Both in the drive with top-spin in tennis and in the pull in golf the turnover of the right wrist has nothing whatever to do with the production of the stroke. That comes in the follow-through, after the ball has gone on its way, if one has played the stroke correctly. An enormous number of returns are foundered, put into the net or in many cases on to the court before the net is reached, because players think that this turnover of the right wrist comes in at the moment of impact, and consequently they get it in much too soon. This is a fine illustration of the fact that one must not attempt to do anything whatever to the ball during impact either in golf or tennis. What happens then-I cannot say it too often-is merely an incident of the stroke itself.

It is worthy of mention that in Advanced Golf James Braid shows by photographs the actual moment of impact in the pull. There is no sign whatever of any turn over of the face of the club in this picture, nor does Braid in Advanced Golf make this statement about the turn-over, although he did in an earlier work. I should think that we ought to be able to take this as Braid's considered opinion; for the photograph is obviously posed, and Braid would have been sure to show such an important matter as this turn-over distinctly and to comment on it. On the contrary, we find him showing that the club returns to the ball naturally as in the ordinary address for the pull; from which it is evident that Braid now is satisfied that he gets his fine low ball by swinging out across the line of flight-as indeed nobody who has stood behind him and seen him play it could doubt.

There has at various times been much argument as to the difference in the flight and run of the pull and the slice. We shall have occasion probably to consider this matter again in dealing with the flight of the ball. It seems proper however here to explain the peculiar characteristics of the flight and run of the pull.

As we have seen the pull is produced by an upward, outward, glancing blow. The ball goes away spinning on an axis which lies over with its top end nearer to the player than the bottom. I must make this as clear as I possibly can so I must risk being precise here. Let us suppose that you have just succeeded in playing a perfect pull. Now suppose that I am capable of arresting the flight of that ball, without interrupting its spin and that I get you again to take up your stance and address and replace the ball as it was before you hit it. You know as well as I do that it would spin for a very little while and then subside, but before it does this I want you to allow me to exercise my powers of imagination or necromancy by changing the spinning ball into a boy's peg-top still spinning.

I shall now show you the angle at which that top is spinning by placing it where the ball was. This is the instant you have to consider. You have no concern beyond that, for things would change in a way that does not come into golf. You have however, seen the top placed down in front of your club and at that instant what is happening is this. The top is spinning in such a way that the peg is further from you than the head. The head is lying inwards towards you in such a way that if the peg ran right through it it would cross the place of impact on the face of the club at an angle of, roughly say, fifty degrees.

You will thus see, when you reconvert the top into a golf ball, and send it careering on its way that the right side is the forward-spinning side and that the ball is spinning about an axis, which gives it a spin that is not really top spin, but is yet very near to it; in fact, a spin which may justly be called modified top spin.
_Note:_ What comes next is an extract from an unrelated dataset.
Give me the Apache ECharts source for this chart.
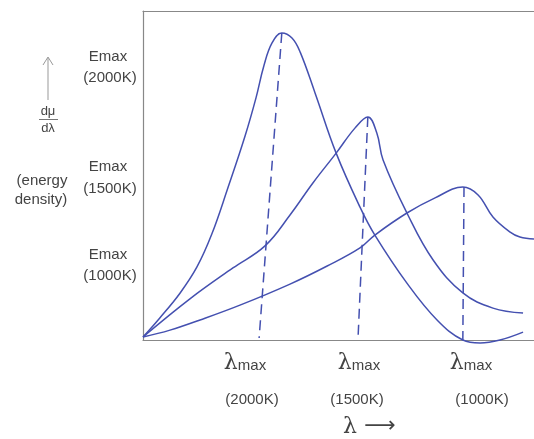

As we saw in the case of the slice the forward-spinning side gets most of the friction. In the pull this is the right side, therefore the ball is gradually edged over towards the left side. The angle of the axis of rotation in the pull is probably greater than I have stated. Were this not so there seems to be a great probability that this fine ball would yield to the seductive influence of gravitation more speedily than it does.

Top spin has no place in golf. It is quite useless in this game. The nearest we get to it is in the pull. Ordinary top spin, as many of us know to our cost, simply means a vicious duck and some run, but it is useless. In the modified top spin of the pull we see however considerable benefit. When the ball lands the spin is still working; and on account of the angle of the axis of spin, which lies right across the plane of flight, the ball runs well until the power of both the stroke and the spin, which in this stroke cooperate, is exhausted.

The simplest explanation that I can give of the plane of spin of the pulled ball on landing and of its run is furnished by one of the old chameleon tops or any similar disc top. Every one has seen such a top at the end of its spin wabbling about until the outer rim touches whatever it is spinning on. Then it grips the floor or table and runs away across it. That is why the pulled ball in golf runs so well, and if one takes the peg of any of these tops as representing the axis of spin of the pulled ball in the air one will have a very good idea of what is going on during the carry.

I always call the spin of the pull "modified top spin." I cannot get anything to express it better. It always seems to me that this is a ball with an admixture of top spin that does its ducking side-wise, but at the same time I am more than half inclined to think that at the beginning of the flight there is a good deal more cross spin than top spin. Probably, however, the axis of spin is altered slightly during the flight and almost certainly on impact the ball is thrown more into overspin than it was originally, for the lower end of the spinning axis is the first point to be arrested. This naturally throws the top end forward and more across the course, thus correcting to a certain extent the natural tendency of the ball to run off the fairway.